Conrad would circle low over the hunters, cut the plane’s engine and yell out the window, “Hang on, help is coming!” He’d then toss down a waterproof container filled with sandwiches, matches, whiskey and cigarettes. Conrad continued circling the hunters until one of the many rescue boats on the river spotted him and responded. 

Max Conrad stayed airborne, searching for stranded hunters, until well after dark. He was back flying over the river again the next morning at first light, no doubt saving many lives. One of the duck hunters he saved was Gerald Tarras.
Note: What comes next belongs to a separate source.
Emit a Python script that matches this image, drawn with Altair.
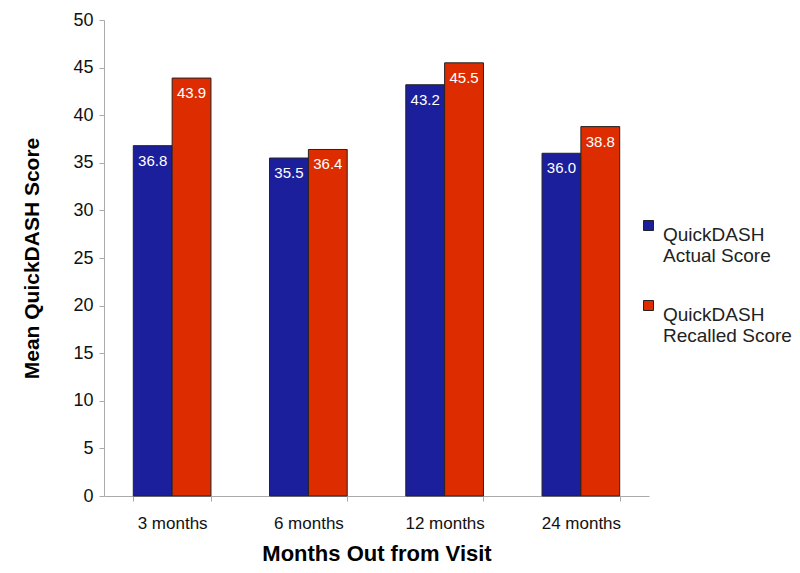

The young man was found huddled against a stump, clinging to the black Lab for warmth, both of them just barely alive.         

Duck hunters were not the only people to perish in the Armistice Day Storm of 1940. Some 66 sailors died on the Great Lakes, going down in three freighters—SS Novadoc, SS William B. Davock and SS Anna C. Minch—as well as at least two smaller ships. 

Livestock also died by the tens of thousands. An estimated 1.5 million domestic turkeys perished in the blizzard. Intended for Thanksgiving Day dinner tables, farmers were forced to sell the birds early for as little as 25 cents each, advertising them as “fresh frozen.”

Note: If you’d like to read more about the Armistice Day Storm of 1940, pick up a copy of William H. Hull’s book, All Hell Broke Loose. Forty-five years after the storm, Hull interviewed more than 500 survivors about their experiences, then selected 167 accounts to include in his popular book, now in its 18th printing.